▸ SET TASK
Can you write out all the lines word for word, with no pictures?

▸ DATA EXCERPT
_ _ _ _ _

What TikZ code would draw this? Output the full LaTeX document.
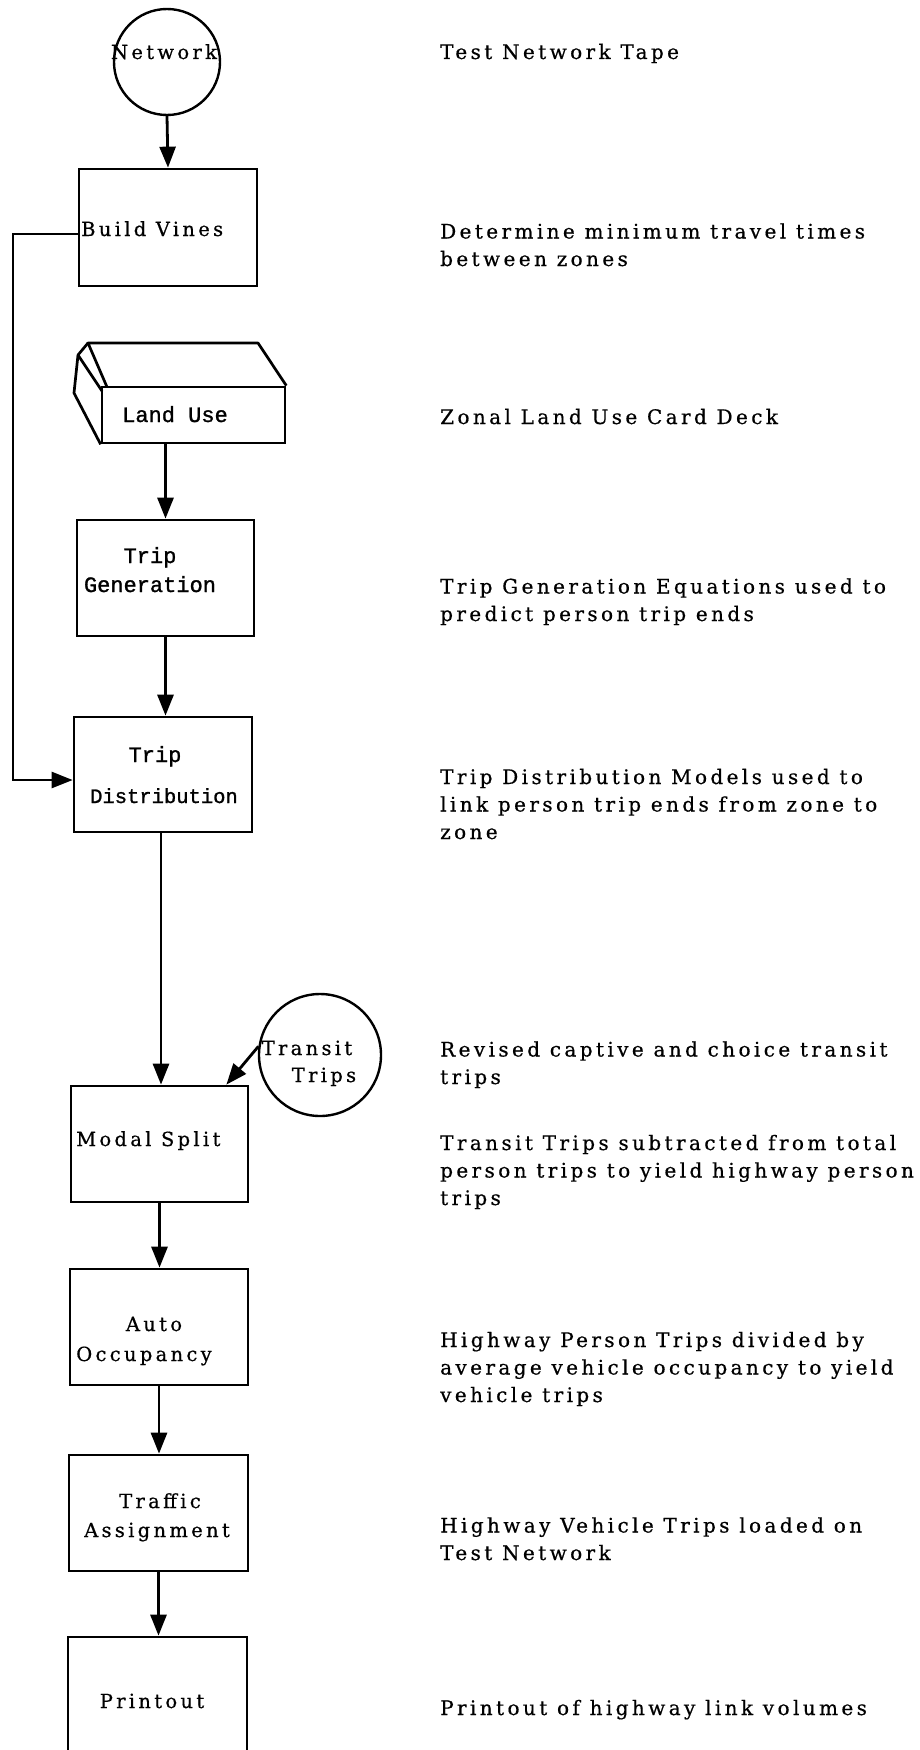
\documentclass[tikz,border=0pt]{standalone}
\usepackage{fontspec}
\usetikzlibrary{arrows.meta}
\newfontfamily\typ{DejaVu Serif}[LetterSpace=17,FakeBold=0.6]
\newfontfamily\cour{Liberation Mono}[FakeBold=1.2]
\begin{document}
\begin{tikzpicture}[x=1pt,y=-1pt,
  boxst/.style={draw, line width=2.7pt, rectangle, inner sep=0pt},
  circst/.style={draw, line width=2.4pt, circle, inner sep=0pt},
  arr/.style={line width=2.8pt, -{Triangle[length=21pt,width=16pt]}},
  lbl/.style={anchor=base, inner sep=0pt, font=\typ\fontsize{19.5}{27.5}\selectfont},
  clbl/.style={anchor=base, inner sep=0pt, font=\cour\fontsize{22}{27.5}\selectfont},
  desc/.style={anchor=base west, inner sep=0pt, align=left, font=\typ\fontsize{20}{27.5}\selectfont}]
\useasboundingbox (0,0) rectangle (920,1750);
\clip (0,0) rectangle (920,1750);
\fill[white] (0,0) rectangle (920,1750);

% left column shapes
\node[circst, minimum size=106pt] (net) at (167,62) {};
\node[boxst, minimum width=178pt, minimum height=117pt] (bv) at (168,227.5) {};
\node[boxst, minimum width=183pt, minimum height=56pt] (lu) at (193.5,415) {};
\node[boxst, minimum width=177pt, minimum height=116pt] (tg) at (165.5,578) {};
\node[boxst, minimum width=178pt, minimum height=115pt] (td) at (163,774.5) {};
\node[circst, minimum size=122pt] (tt) at (320,1055) {};
\node[boxst, minimum width=177pt, minimum height=116pt] (ms) at (159.5,1144) {};
\node[boxst, minimum width=178pt, minimum height=116pt] (ao) at (159,1327) {};
\node[boxst, minimum width=179pt, minimum height=116pt] (ta) at (158.5,1513) {};
\node[boxst, minimum width=179pt, minimum height=120pt] (po) at (157.5,1697) {};

% card deck top and side faces
\draw[line width=2.7pt, line join=round] (lu.north east) -- (258,343) -- (88,343) -- (107,387);
\draw[line width=2.7pt, line join=round] (88,343) -- (78,355) -- (102,391);
\draw[line width=2.7pt, line join=round] (78,355) -- (74,393) -- (lu.south west);

% box texts
\node[lbl] (net-t) at (164,59) {Network};
\node[lbl, anchor=base west] (bv-t) at (81,236) {Build Vines};
\node[clbl] (lu-t) at (175,422) {Land Use};
\node[clbl] (tg-t1) at (150,563) {Trip};
\node[clbl] (tg-t2) at (150,592) {Generation};
\node[clbl] (td-t1) at (155,762) {Trip};
\node[clbl, font=\cour\fontsize{20.5}{24}\selectfont] (td-t2) at (164,803) {Distribution};
\node[lbl, anchor=base west] (ms-t) at (76,1146) {Modal Split};
\node[lbl] (tt-t1) at (307,1055) {Transit};
\node[lbl] (tt-t2) at (324,1082) {Trips};
\node[lbl] (ao-t1) at (154,1331) {Auto};
\node[lbl] (ao-t2) at (144,1361) {Occupancy};
\node[lbl] (ta-t1) at (160,1508) {Traffic};
\node[lbl] (ta-t2) at (157,1537) {Assignment};
\node[lbl] (po-t) at (152,1708) {Printout};

% connectors
\draw[arr] (net.south) -- (bv.north);
\draw[arr] (lu.south -| tg.north) -- (tg.north);
\draw[arr] (tg.south) -- (tg.south |- td.north);
\draw[arr] ([xshift=-2pt]td.south) -- ([xshift=-2pt]td.south |- ms.north);
\draw[arr] (ms.south) -- (ms.south |- ao.north);
\draw[arr] (ao.south) -- (ao.south |- ta.north);
\draw[arr] (ta.south) -- (ta.south |- po.north);
\coordinate (fb1) at (13,234);
\coordinate (fb2) at (13,780);
\draw[arr, line width=2.5pt] ([yshift=-6.5pt]bv.west) -- (fb1) -- (fb2) -- ([yshift=-5.5pt]td.west);
\draw[arr] (tt.172) -- ([xshift=-23pt]ms.north east);

% descriptions (node base = baseline of last line)
\node[desc] (d1) at (440,59) {Test Network Tape};
\node[desc] (d2) at (440,266) {Determine minimum travel times\\between zones};
\node[desc] (d3) at (440,424) {Zonal Land Use Card Deck};
\node[desc] (d4) at (440,621) {Trip Generation Equations used to\\predict person trip ends};
\node[desc] (d5) at (440,839) {Trip Distribution Models used to\\link person trip ends from zone to\\zone};
\node[desc] (d6) at (440,1084) {Revised captive and choice transit\\trips};
\node[desc] (d7) at (440,1205) {Transit Trips subtracted from total\\person trips to yield highway person\\trips};
\node[desc] (d8) at (440,1402) {Highway Person Trips divided by\\average vehicle occupancy to yield\\vehicle trips};
\node[desc] (d9) at (440,1560) {Highway Vehicle Trips loaded on\\Test Network};
\node[desc] (d10) at (440,1715) {Printout of highway link volumes};
\end{tikzpicture}
\end{document}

_ _ _ _ _

▸ EXERCISE RESULT
What TikZ code would draw this? Output the full LaTeX document.
\documentclass[tikz,border=0pt]{standalone}
\usepackage{fontspec}
\usetikzlibrary{arrows.meta}
\newfontfamily\typ{DejaVu Serif}[LetterSpace=17,FakeBold=0.6]
\newfontfamily\cour{Liberation Mono}[FakeBold=1.2]
\begin{document}
\begin{tikzpicture}[x=1pt,y=-1pt,
  boxst/.style={draw, line width=2.7pt, rectangle, inner sep=0pt},
  circst/.style={draw, line width=2.4pt, circle, inner sep=0pt},
  arr/.style={line width=2.8pt, -{Triangle[length=21pt,width=16pt]}},
  lbl/.style={anchor=base, inner sep=0pt, font=\typ\fontsize{19.5}{27.5}\selectfont},
  clbl/.style={anchor=base, inner sep=0pt, font=\cour\fontsize{22}{27.5}\selectfont},
  desc/.style={anchor=base west, inner sep=0pt, align=left, font=\typ\fontsize{20}{27.5}\selectfont}]
\useasboundingbox (0,0) rectangle (920,1750);
\clip (0,0) rectangle (920,1750);
\fill[white] (0,0) rectangle (920,1750);

% left column shapes
\node[circst, minimum size=106pt] (net) at (167,62) {};
\node[boxst, minimum width=178pt, minimum height=117pt] (bv) at (168,227.5) {};
\node[boxst, minimum width=183pt, minimum height=56pt] (lu) at (193.5,415) {};
\node[boxst, minimum width=177pt, minimum height=116pt] (tg) at (165.5,578) {};
\node[boxst, minimum width=178pt, minimum height=115pt] (td) at (163,774.5) {};
\node[circst, minimum size=122pt] (tt) at (320,1055) {};
\node[boxst, minimum width=177pt, minimum height=116pt] (ms) at (159.5,1144) {};
\node[boxst, minimum width=178pt, minimum height=116pt] (ao) at (159,1327) {};
\node[boxst, minimum width=179pt, minimum height=116pt] (ta) at (158.5,1513) {};
\node[boxst, minimum width=179pt, minimum height=120pt] (po) at (157.5,1697) {};

% card deck top and side faces
\draw[line width=2.7pt, line join=round] (lu.north east) -- (258,343) -- (88,343) -- (107,387);
\draw[line width=2.7pt, line join=round] (88,343) -- (78,355) -- (102,391);
\draw[line width=2.7pt, line join=round] (78,355) -- (74,393) -- (lu.south west);

% box texts
\node[lbl] (net-t) at (164,59) {Network};
\node[lbl, anchor=base west] (bv-t) at (81,236) {Build Vines};
\node[clbl] (lu-t) at (175,422) {Land Use};
\node[clbl] (tg-t1) at (150,563) {Trip};
\node[clbl] (tg-t2) at (150,592) {Generation};
\node[clbl] (td-t1) at (155,762) {Trip};
\node[clbl, font=\cour\fontsize{20.5}{24}\selectfont] (td-t2) at (164,803) {Distribution};
\node[lbl, anchor=base west] (ms-t) at (76,1146) {Modal Split};
\node[lbl] (tt-t1) at (307,1055) {Transit};
\node[lbl] (tt-t2) at (324,1082) {Trips};
\node[lbl] (ao-t1) at (154,1331) {Auto};
\node[lbl] (ao-t2) at (144,1361) {Occupancy};
\node[lbl] (ta-t1) at (160,1508) {Traffic};
\node[lbl] (ta-t2) at (157,1537) {Assignment};
\node[lbl] (po-t) at (152,1708) {Printout};

% connectors
\draw[arr] (net.south) -- (bv.north);
\draw[arr] (lu.south -| tg.north) -- (tg.north);
\draw[arr] (tg.south) -- (tg.south |- td.north);
\draw[arr] ([xshift=-2pt]td.south) -- ([xshift=-2pt]td.south |- ms.north);
\draw[arr] (ms.south) -- (ms.south |- ao.north);
\draw[arr] (ao.south) -- (ao.south |- ta.north);
\draw[arr] (ta.south) -- (ta.south |- po.north);
\coordinate (fb1) at (13,234);
\coordinate (fb2) at (13,780);
\draw[arr, line width=2.5pt] ([yshift=-6.5pt]bv.west) -- (fb1) -- (fb2) -- ([yshift=-5.5pt]td.west);
\draw[arr] (tt.172) -- ([xshift=-23pt]ms.north east);

% descriptions (node base = baseline of last line)
\node[desc] (d1) at (440,59) {Test Network Tape};
\node[desc] (d2) at (440,266) {Determine minimum travel times\\between zones};
\node[desc] (d3) at (440,424) {Zonal Land Use Card Deck};
\node[desc] (d4) at (440,621) {Trip Generation Equations used to\\predict person trip ends};
\node[desc] (d5) at (440,839) {Trip Distribution Models used to\\link person trip ends from zone to\\zone};
\node[desc] (d6) at (440,1084) {Revised captive and choice transit\\trips};
\node[desc] (d7) at (440,1205) {Transit Trips subtracted from total\\person trips to yield highway person\\trips};
\node[desc] (d8) at (440,1402) {Highway Person Trips divided by\\average vehicle occupancy to yield\\vehicle trips};
\node[desc] (d9) at (440,1560) {Highway Vehicle Trips loaded on\\Test Network};
\node[desc] (d10) at (440,1715) {Printout of highway link volumes};
\end{tikzpicture}
\end{document}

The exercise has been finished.